TASK GOAL
Restate all the material verbatim, except for the pictures.

COLLECTED MATERIAL
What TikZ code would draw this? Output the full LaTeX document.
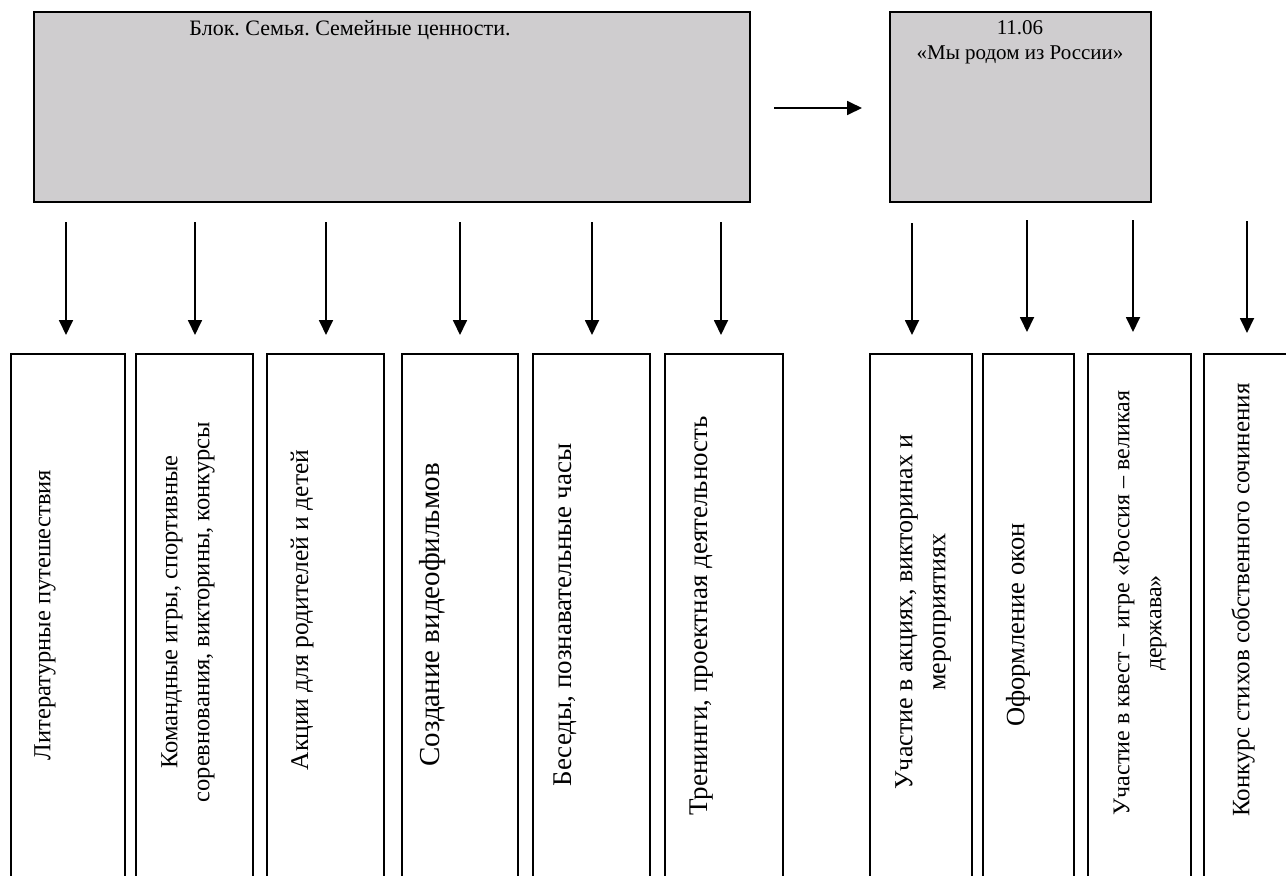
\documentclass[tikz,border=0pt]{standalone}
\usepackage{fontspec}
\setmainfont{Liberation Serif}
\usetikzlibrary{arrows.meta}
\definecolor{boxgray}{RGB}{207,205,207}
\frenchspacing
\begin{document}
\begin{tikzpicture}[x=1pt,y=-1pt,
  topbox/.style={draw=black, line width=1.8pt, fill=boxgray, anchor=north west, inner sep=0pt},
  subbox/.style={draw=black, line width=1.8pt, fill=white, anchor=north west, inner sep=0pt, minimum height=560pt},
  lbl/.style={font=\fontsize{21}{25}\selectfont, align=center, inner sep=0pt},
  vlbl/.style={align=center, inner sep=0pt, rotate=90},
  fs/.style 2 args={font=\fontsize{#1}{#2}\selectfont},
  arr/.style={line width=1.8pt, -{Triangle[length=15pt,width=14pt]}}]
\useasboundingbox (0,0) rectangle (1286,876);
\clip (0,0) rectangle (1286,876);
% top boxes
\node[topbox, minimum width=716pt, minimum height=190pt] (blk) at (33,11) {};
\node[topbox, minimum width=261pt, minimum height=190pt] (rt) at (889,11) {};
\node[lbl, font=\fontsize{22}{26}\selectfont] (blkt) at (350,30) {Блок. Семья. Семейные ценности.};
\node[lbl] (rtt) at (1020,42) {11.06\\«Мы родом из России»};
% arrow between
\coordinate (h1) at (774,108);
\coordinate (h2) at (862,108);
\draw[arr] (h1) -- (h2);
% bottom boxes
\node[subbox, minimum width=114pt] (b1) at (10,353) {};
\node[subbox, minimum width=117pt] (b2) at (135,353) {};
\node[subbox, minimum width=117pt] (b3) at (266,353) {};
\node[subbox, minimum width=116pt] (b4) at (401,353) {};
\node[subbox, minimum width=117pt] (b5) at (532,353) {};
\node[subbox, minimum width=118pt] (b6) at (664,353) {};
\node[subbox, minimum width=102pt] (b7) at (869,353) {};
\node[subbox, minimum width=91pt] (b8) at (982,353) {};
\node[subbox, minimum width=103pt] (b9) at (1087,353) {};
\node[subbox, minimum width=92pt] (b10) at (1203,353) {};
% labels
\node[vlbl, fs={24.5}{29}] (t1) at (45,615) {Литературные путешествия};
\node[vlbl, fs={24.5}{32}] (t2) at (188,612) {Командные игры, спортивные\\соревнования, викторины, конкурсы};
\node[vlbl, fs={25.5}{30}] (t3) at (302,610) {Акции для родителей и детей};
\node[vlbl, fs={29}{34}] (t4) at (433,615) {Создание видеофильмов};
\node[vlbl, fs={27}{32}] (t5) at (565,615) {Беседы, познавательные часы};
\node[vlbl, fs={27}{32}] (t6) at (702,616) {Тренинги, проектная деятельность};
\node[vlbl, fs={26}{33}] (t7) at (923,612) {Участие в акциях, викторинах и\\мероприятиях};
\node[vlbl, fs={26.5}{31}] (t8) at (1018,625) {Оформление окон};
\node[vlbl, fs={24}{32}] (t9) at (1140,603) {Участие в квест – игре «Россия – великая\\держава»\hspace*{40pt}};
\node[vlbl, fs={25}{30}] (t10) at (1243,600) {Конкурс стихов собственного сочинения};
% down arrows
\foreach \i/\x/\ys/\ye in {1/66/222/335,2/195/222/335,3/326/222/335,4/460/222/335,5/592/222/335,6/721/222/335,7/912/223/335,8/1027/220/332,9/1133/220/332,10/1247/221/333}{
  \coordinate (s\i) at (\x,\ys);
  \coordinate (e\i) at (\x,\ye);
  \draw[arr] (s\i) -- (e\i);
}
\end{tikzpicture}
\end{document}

TASK RESULT
What TikZ code would draw this? Output the full LaTeX document.
\documentclass[tikz,border=0pt]{standalone}
\usepackage{fontspec}
\setmainfont{Liberation Serif}
\usetikzlibrary{arrows.meta}
\definecolor{boxgray}{RGB}{207,205,207}
\frenchspacing
\begin{document}
\begin{tikzpicture}[x=1pt,y=-1pt,
  topbox/.style={draw=black, line width=1.8pt, fill=boxgray, anchor=north west, inner sep=0pt},
  subbox/.style={draw=black, line width=1.8pt, fill=white, anchor=north west, inner sep=0pt, minimum height=560pt},
  lbl/.style={font=\fontsize{21}{25}\selectfont, align=center, inner sep=0pt},
  vlbl/.style={align=center, inner sep=0pt, rotate=90},
  fs/.style 2 args={font=\fontsize{#1}{#2}\selectfont},
  arr/.style={line width=1.8pt, -{Triangle[length=15pt,width=14pt]}}]
\useasboundingbox (0,0) rectangle (1286,876);
\clip (0,0) rectangle (1286,876);
% top boxes
\node[topbox, minimum width=716pt, minimum height=190pt] (blk) at (33,11) {};
\node[topbox, minimum width=261pt, minimum height=190pt] (rt) at (889,11) {};
\node[lbl, font=\fontsize{22}{26}\selectfont] (blkt) at (350,30) {Блок. Семья. Семейные ценности.};
\node[lbl] (rtt) at (1020,42) {11.06\\«Мы родом из России»};
% arrow between
\coordinate (h1) at (774,108);
\coordinate (h2) at (862,108);
\draw[arr] (h1) -- (h2);
% bottom boxes
\node[subbox, minimum width=114pt] (b1) at (10,353) {};
\node[subbox, minimum width=117pt] (b2) at (135,353) {};
\node[subbox, minimum width=117pt] (b3) at (266,353) {};
\node[subbox, minimum width=116pt] (b4) at (401,353) {};
\node[subbox, minimum width=117pt] (b5) at (532,353) {};
\node[subbox, minimum width=118pt] (b6) at (664,353) {};
\node[subbox, minimum width=102pt] (b7) at (869,353) {};
\node[subbox, minimum width=91pt] (b8) at (982,353) {};
\node[subbox, minimum width=103pt] (b9) at (1087,353) {};
\node[subbox, minimum width=92pt] (b10) at (1203,353) {};
% labels
\node[vlbl, fs={24.5}{29}] (t1) at (45,615) {Литературные путешествия};
\node[vlbl, fs={24.5}{32}] (t2) at (188,612) {Командные игры, спортивные\\соревнования, викторины, конкурсы};
\node[vlbl, fs={25.5}{30}] (t3) at (302,610) {Акции для родителей и детей};
\node[vlbl, fs={29}{34}] (t4) at (433,615) {Создание видеофильмов};
\node[vlbl, fs={27}{32}] (t5) at (565,615) {Беседы, познавательные часы};
\node[vlbl, fs={27}{32}] (t6) at (702,616) {Тренинги, проектная деятельность};
\node[vlbl, fs={26}{33}] (t7) at (923,612) {Участие в акциях, викторинах и\\мероприятиях};
\node[vlbl, fs={26.5}{31}] (t8) at (1018,625) {Оформление окон};
\node[vlbl, fs={24}{32}] (t9) at (1140,603) {Участие в квест – игре «Россия – великая\\держава»\hspace*{40pt}};
\node[vlbl, fs={25}{30}] (t10) at (1243,600) {Конкурс стихов собственного сочинения};
% down arrows
\foreach \i/\x/\ys/\ye in {1/66/222/335,2/195/222/335,3/326/222/335,4/460/222/335,5/592/222/335,6/721/222/335,7/912/223/335,8/1027/220/332,9/1133/220/332,10/1247/221/333}{
  \coordinate (s\i) at (\x,\ys);
  \coordinate (e\i) at (\x,\ye);
  \draw[arr] (s\i) -- (e\i);
}
\end{tikzpicture}
\end{document}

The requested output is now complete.